Death is horrible stuff, and books on its horrors have been and will continue to be written. And many of these books attempt to help us understand and accept death, often recent deaths of people to whom we are close, and sometimes our own impending death. But I've yet to hear much talk about how we comprehend or process the death of past acquaintances.
I learned recently about the death of someone I once barely knew, Elissa, wife of my ex-girlfriend's coworker. The feelings her passing evokes are queer, being neither the intense and incomprehensible loss of someone dear nor the distant, abstracted mental shrug offered in memory of an anonymous stranger. I can't think of her death in terms of a personal loss, as the path of our brief acquaintanceship had long ago run its course. I would never have encountered her again.
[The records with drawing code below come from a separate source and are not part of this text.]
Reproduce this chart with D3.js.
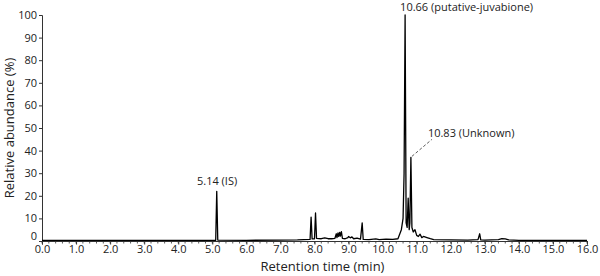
<!DOCTYPE html>
<html><head><meta charset="utf-8">
<script src="https://cdn.jsdelivr.net/npm/d3@7"></script>
<style>body{margin:0;background:#fff}svg{display:block}text{font-family:"Open Sans",sans-serif;fill:#222}</style>
</head><body>
<script>
const times = [0.0,1.0,2.0,3.0,4.0,5.0,5.10,5.13,5.16,6.0,7.0,7.5,7.87,7.90,7.93,8.00,8.03,8.06,8.2,8.3,8.4,8.5,8.6,8.64,8.66,8.69,8.71,8.74,8.76,8.79,8.82,8.9,8.98,9.0,9.05,9.1,9.15,9.25,9.35,9.40,9.43,9.6,9.8,9.9,10.1,10.3,10.45,10.5,10.55,10.6,10.63,10.66,10.69,10.72,10.75,10.78,10.80,10.83,10.86,10.9,10.95,11.0,11.05,11.1,11.15,11.2,11.3,11.4,11.5,12.0,12.5,12.8,12.85,12.88,13.0,13.4,13.5,13.6,13.7,14.0,15.0,16.0];
const abundance = [0.3,0.3,0.3,0.3,0.3,0.3,0.3,22,0.4,0.3,0.4,0.5,0.7,10.6,0.9,1.0,12.4,1.2,1.0,1.4,1.0,1.0,1.2,3.2,1.5,3.6,2.0,3.8,2.2,4.1,1.2,1.0,1.5,2.0,1.4,1.8,1.0,1.3,0.8,8.0,0.7,0.6,0.9,0.6,0.8,0.7,1.0,3.0,5,10,30,100,8,6,19,5,8,37,6,4,5,2.5,2,3,1.5,2,1.5,1.0,0.6,0.5,0.4,0.6,3.2,0.5,0.4,0.6,1.0,0.9,0.5,0.3,0.3,0.3];
const xTicks = [0,1,2,3,4,5,6,7,8,9,10,11,12,13,14,15,16];
const yTicks = [0,10,20,30,40,50,60,70,80,90,100];
const labels = [
  {text:"10.66 (putative-juvabione)", t:10.66, v:100},
  {text:"10.83 (Unknown)", t:10.83, v:37},
  {text:"5.14 (IS)", t:5.14, v:22}
];

const W=600,H=276, m={l:42,r:13,t:15,b:35};
const svg=d3.select("body").append("svg").attr("width",W).attr("height",H);
const x=d3.scaleLinear().domain([0,16]).range([m.l,W-m.r]);
const y=d3.scaleLinear().domain([0,100]).range([H-m.b,m.t]);
const data=times.map((t,i)=>[t,abundance[i]]);

// minor x ticks
const minor=d3.range(0,16.0001,0.2);
svg.append("g").selectAll("line").data(minor).join("line")
  .attr("x1",d=>x(d)).attr("x2",d=>x(d)).attr("y1",y(0)).attr("y2",y(0)+2.5)
  .attr("stroke","#333").attr("stroke-width",0.8);

const xa=svg.append("g").attr("transform",`translate(0,${y(0)})`)
  .call(d3.axisBottom(x).tickValues(xTicks).tickFormat(d3.format(".1f")).tickSizeOuter(0).tickSize(3.5).tickPadding(1));
xa.selectAll("text").style("font-size","11px");
const ya=svg.append("g").attr("transform",`translate(${m.l},0)`)
  .call(d3.axisLeft(y).tickValues(yTicks).tickSizeOuter(0).tickSize(3).tickPadding(2));
ya.selectAll("text").style("font-size","11px");
ya.selectAll(".tick text").filter(d=>d===0).attr("dy","-0.1em");
svg.selectAll(".domain,.tick line").attr("stroke","#333");

svg.append("path").datum(data).attr("fill","none").attr("stroke","#000").attr("stroke-width",1.3)
  .attr("stroke-linejoin","round")
  .attr("d",d3.line().x(d=>x(d[0])).y(d=>y(d[1])));

// annotations
svg.append("text").attr("x",x(labels[0].t)-5).attr("y",y(labels[0].v)-4).style("font-size","11px").text(labels[0].text);
svg.append("text").attr("x",x(labels[1].t)+17).attr("y",y(labels[1].v)-20).style("font-size","11px").text(labels[1].text);
svg.append("line").attr("x1",x(labels[1].t)+1).attr("y1",y(labels[1].v)-1).attr("x2",x(labels[1].t)+21).attr("y2",y(labels[1].v)-18)
  .attr("stroke","#333").attr("stroke-width",0.8).attr("stroke-dasharray","3,2");
svg.append("text").attr("x",x(labels[2].t)).attr("y",y(labels[2].v)-6).attr("text-anchor","middle").style("font-size","11px").text(labels[2].text);

svg.append("text").attr("x",(m.l+W-m.r)/2+8).attr("y",H-5).attr("text-anchor","middle").style("font-size","13px").text("Retention time (min)");
svg.append("text").attr("transform",`translate(14,${(m.t+H-m.b)/2}) rotate(-90)`).attr("text-anchor","middle").style("font-size","13px").text("Relative abundance (%)");
</script>
</body></html>
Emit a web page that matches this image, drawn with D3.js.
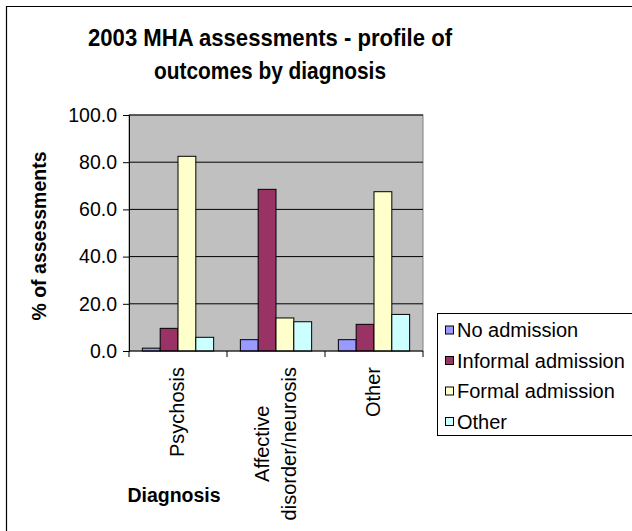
<!DOCTYPE html>
<html><head><meta charset="utf-8">
<script src="https://cdn.jsdelivr.net/npm/d3@7"></script>
<style>body{margin:0;background:#fff}svg{display:block}text{font-family:"Liberation Sans",Arial,sans-serif}</style>
</head><body><svg id="c" width="632" height="531"></svg>
<script>
const categories = ["Psychosis", "Affective disorder/neurosis", "Other"];
const categoryLines = [["Psychosis"], ["Affective", "disorder/neurosis"], ["Other"]];
const seriesNames = ["No admission", "Informal admission", "Formal admission", "Other"];
const noAdmission = [1.2, 4.8, 4.8];
const informalAdmission = [9.6, 68.5, 11.3];
const formalAdmission = [82.5, 14.0, 67.5];
const otherOutcome = [5.8, 12.4, 15.5];
const yTicks = [0, 20, 40, 60, 80, 100];
const colors = ["#9999FF", "#993366", "#FFFFCC", "#CCFFFF"];

const series = [noAdmission, informalAdmission, formalAdmission, otherOutcome];
const svg = d3.select("#c");
const FF = "Liberation Sans, Arial, sans-serif";

// outer frame (left/top visible)
svg.append("path").attr("d","M6.5,531 L6.5,6.5 L632,6.5").attr("fill","none").attr("stroke","#000").attr("stroke-width",1.2);

const pl = 129, pr = 423, pt = 115, pb = 351;
const x = d3.scaleBand().domain(categories).range([pl, pr]);
const y = d3.scaleLinear().domain([0, 100]).range([pb, pt]);

// plot bg
svg.append("rect").attr("x",pl).attr("y",pt).attr("width",pr-pl).attr("height",pb-pt).attr("fill","#C0C0C0").attr("stroke","#808080");
// gridlines
svg.append("g").selectAll("line").data(yTicks.filter(d=>d>0)).join("line")
  .attr("x1",pl).attr("x2",pr).attr("y1",d=>y(d)).attr("y2",d=>y(d)).attr("stroke","#000").attr("stroke-width",1);

// bars
const barW = x.bandwidth()/ (4 + 1.5);
categories.forEach((c,ci)=>{
  series.forEach((s,si)=>{
    const x0 = x(c) + barW*0.75 + si*barW;
    svg.append("rect").attr("x",x0).attr("y",y(s[ci])).attr("width",barW).attr("height",y(0)-y(s[ci]))
      .attr("fill",colors[si]).attr("stroke","#000").attr("stroke-width",1);
  });
});

// y axis
const yAxis = d3.axisLeft(y).tickValues(yTicks).tickFormat(d3.format(".1f")).tickSize(6).tickPadding(6);
const ya = svg.append("g").attr("transform",`translate(${pl},0)`).call(yAxis);
ya.select(".domain").attr("stroke","#000");
ya.selectAll("line").attr("stroke","#000");
ya.selectAll("text").attr("font-size",19.5).attr("fill","#000").attr("font-family",FF);

// x axis
const xa = svg.append("g").attr("transform",`translate(0,${pb})`);
xa.append("line").attr("x1",pl).attr("x2",pr).attr("stroke","#000");
xa.selectAll("line.t").data([pl, ...categories.map(c=>x(c)+x.bandwidth())]).join("line").attr("class","t")
  .attr("x1",d=>d).attr("x2",d=>d).attr("y1",0).attr("y2",6).attr("stroke","#000");
categories.forEach((c,ci)=>{
  const lines = categoryLines[ci];
  const cx = x(c)+x.bandwidth()/2;
  const lh = 27;
  const g = svg.append("g");
  const ts = lines.map((ln,li)=>{
    const off = (li - (lines.length-1)/2)*lh;
    return g.append("text").attr("data-off",off).attr("text-anchor","middle").attr("font-size",20).text(ln);
  });
  const maxL = d3.max(ts, t=>t.node().getComputedTextLength());
  ts.forEach(t=>{
    const off = +t.attr("data-off");
    t.attr("transform",`translate(${cx+off+6},${pb+16+maxL/2}) rotate(-90)`);
  });
});

// titles
const title = svg.append("text").attr("text-anchor","middle").attr("font-weight","bold").attr("font-size",24);
title.append("tspan").attr("x",270).attr("y",46).attr("textLength",364).attr("lengthAdjust","spacingAndGlyphs").text("2003 MHA assessments - profile of");
title.append("tspan").attr("x",270).attr("y",79).attr("textLength",232).attr("lengthAdjust","spacingAndGlyphs").text("outcomes by diagnosis");

svg.append("text").attr("transform","translate(46,236) rotate(-90)").attr("text-anchor","middle")
  .attr("font-weight","bold").attr("font-size",19.5).text("% of assessments");
svg.append("text").attr("x",174).attr("y",502).attr("text-anchor","middle")
  .attr("font-weight","bold").attr("font-size",19.5).text("Diagnosis");

// legend
const lg = svg.append("g");
lg.append("rect").attr("x",437.5).attr("y",313.5).attr("width",300).attr("height",122).attr("fill","#fff").attr("stroke","#000");
seriesNames.forEach((n,i)=>{
  const cy = 330 + i*30.5;
  lg.append("rect").attr("x",445.5).attr("y",cy-4).attr("width",8).attr("height",8).attr("fill",colors[i]).attr("stroke","#000");
  lg.append("text").attr("x",457).attr("y",cy+7).attr("font-size",20).text(n);
});
</script></body></html>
But in a way it's that disconnection that produces the hauntingly odd quality, the instinctive recognition that I lost something confronted with the reality that I didn't actually have it. Nothing changed, nothing given nor taken away; and yet I feel like I suffered a loss. I feel sad more indirectly than directly. I feel sad for all those who actively knew her, for those who could have known her in the future, and for the wrenchingly accidental circumstances of her death (which must have made it all the harder to comprehend). And I feel a tinge of survivor's guilt, that she knew was one of those who richly deserved life, one of those who know how to live it to its full, while I seem often merely to passively occupy both time and space. Ah well, we humans are a curious lot, forever failing to come to terms with living or with dying.
We are all someone's acquaintance, all able to linger hauntingly in someone's memory, never entirely there nor ever entirely gone.
To Elissa and Kevin, another acquaintance of mine who passed last year, I can only offer in poverty to retain their memory, appreciate the time I knew them, and leave the deserved and profound mourning to those who knew them best.